What is a good NRR for a Series B SaaS?

Industry consensus across SaaS Capital, Gainsight CS Index, and RevOps Squared private-SaaS surveys puts Series B median NRR around 115%, top-quartile around 125%. Public SaaS companies often run 120%+. Below 100% means contraction outweighs expansion — the function is leaking ARR. The dashboard auto-grades NRR against the stage you select using stage-specific quartiles (Series B: Q1 105% / median 115% / Q3 125%) and surfaces the gap to median in percentage points.

How do you calculate time-to-first-value (TTFV)?

TTFV is the median number of days from contract signature to the customer hitting their first measurable value milestone — first invoice processed, first dashboard published, first integration shipped, depending on product. Stage benchmarks used in this dashboard: Pre-PMF 14d, Series A 14d, Series B 12d, Series C 9d, Public 7d. Tracking it requires a clear "first value" definition per product, instrumented in your analytics tool. Without that definition, TTFV becomes "days to log in," which correlates poorly with renewal.

What's a healthy CSM-to-account ratio?

Depends on segment and touch model. Commonly cited ranges across CS practitioner data: Enterprise 1:8 to 1:15 high-touch, Mid-Market 1:25 to 1:50, SMB 1:100 to 1:400 pooled or tech-touch. The dashboard checks your overall ratio against your stage-specific benchmark and flags structural mismatches — for example, running 1:60 against a Series B median of 1:40 lights up the Coverage dimension with a D or F. For full per-segment capacity math, the CSM Book of Business Calculator is the companion tool.

What does Operational Discipline measure?

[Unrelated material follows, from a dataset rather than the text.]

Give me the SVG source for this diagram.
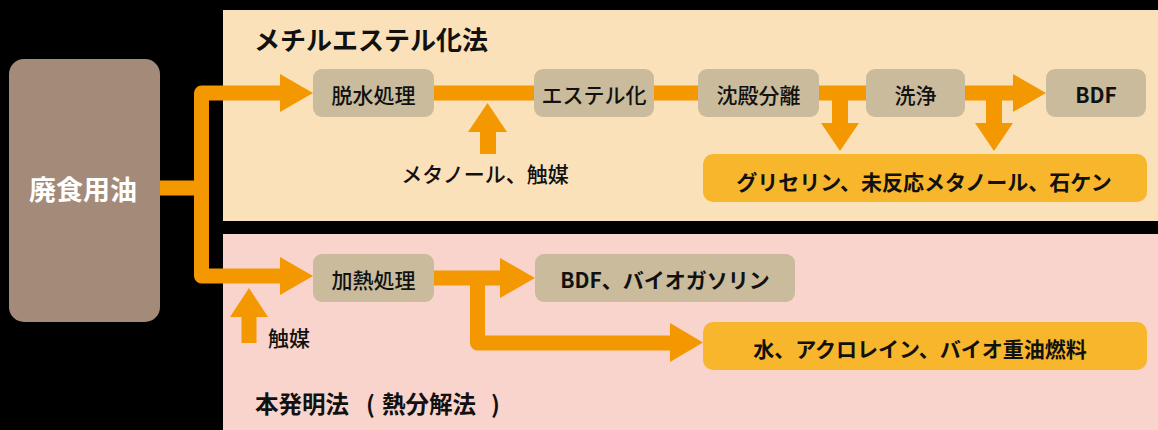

The proportion of the standard 8-KPI rubric you actually track, weighted 60%, plus QBR completion rate weighted 40%. If you're tracking fewer than 50% of the eight KPIs, the dashboard auto-floors Operational Discipline at a D — because you cannot manage what you do not measure. Closing the data gap is usually the highest-leverage action a Pre-PMF or Series A CS team can take; product analytics tools (Mixpanel, Amplitude, June, Heap) and CS platforms (Gainsight, Catalyst, ChurnZero) are the typical instrumentation paths.